The show revolves around three truly American melodies: “The Star-Spangled Banner,” “Dixie” and “Auld Lang Syne.” Each song shares the similarity that, over time, the lyrics have changed in response to changing political needs, while the musical rhythm has remained unchanged. As cliché as it sounds, the primary text of the exhibition forces the viewer to truly read between the lines.
Collins proposes a challenge to viewers, in how they approach their own language and in understanding the power behind each word and the weight they carry. In The Star Spangled Banner series, the viewer is confronted with a very American element, our national anthem; the consistency in the musical notes contradicts the changing lyrics and questions our values as to what is American. Each piece in this series is charcoal and acrylic on panel. The pieces highlight phrases from versions of the song, such as “land of the freed,” “land of the brave” and “land of the slaves,” which speak to different understandings of America.
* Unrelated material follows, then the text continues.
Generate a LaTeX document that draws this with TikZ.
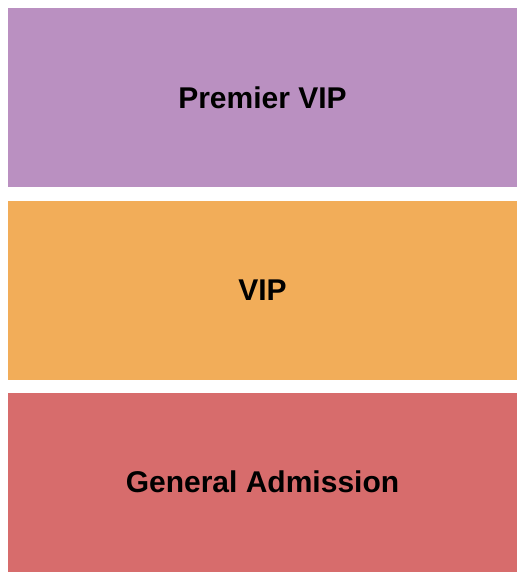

There is also a spatial element to these works. The staggering of the letters on the panels make you rethink where you stand in the lyrical narrative. Collins specifically picks out versions of “The Star-Spangled Banner” that contradict one another, but so eloquently describe that gray area of what this land is for. If you walk into this exhibition looking for a black-and-white view of art you will be pleasantly surprised. As you experience “Cadence,” you may think about your own cadence and the different inflections you place on words at different moments. How do you understand freedom or bravery in the context of America? Is it a straightforward concept? In a time where we see statues being taken down, the land of America is changing in a useful sense. But also as we look back at how America has been described to the viewer, one has to confront what that means for us as Americans occupying this space.
As you walk through “Cadence,” and you take in the object-based works you may feel like you possess a sense of power—you can tangibly see and control your interaction in some capacity, but Collins is activating the sense of ourselves that we usually associate with our sight. The artist asks the viewer to consider language, and how intention and understanding can change within a single word. (Caira Moreira-Brown)
“Bethany Collins: Cadence” is on view at Patron, 1612 West Chicago, through April 16.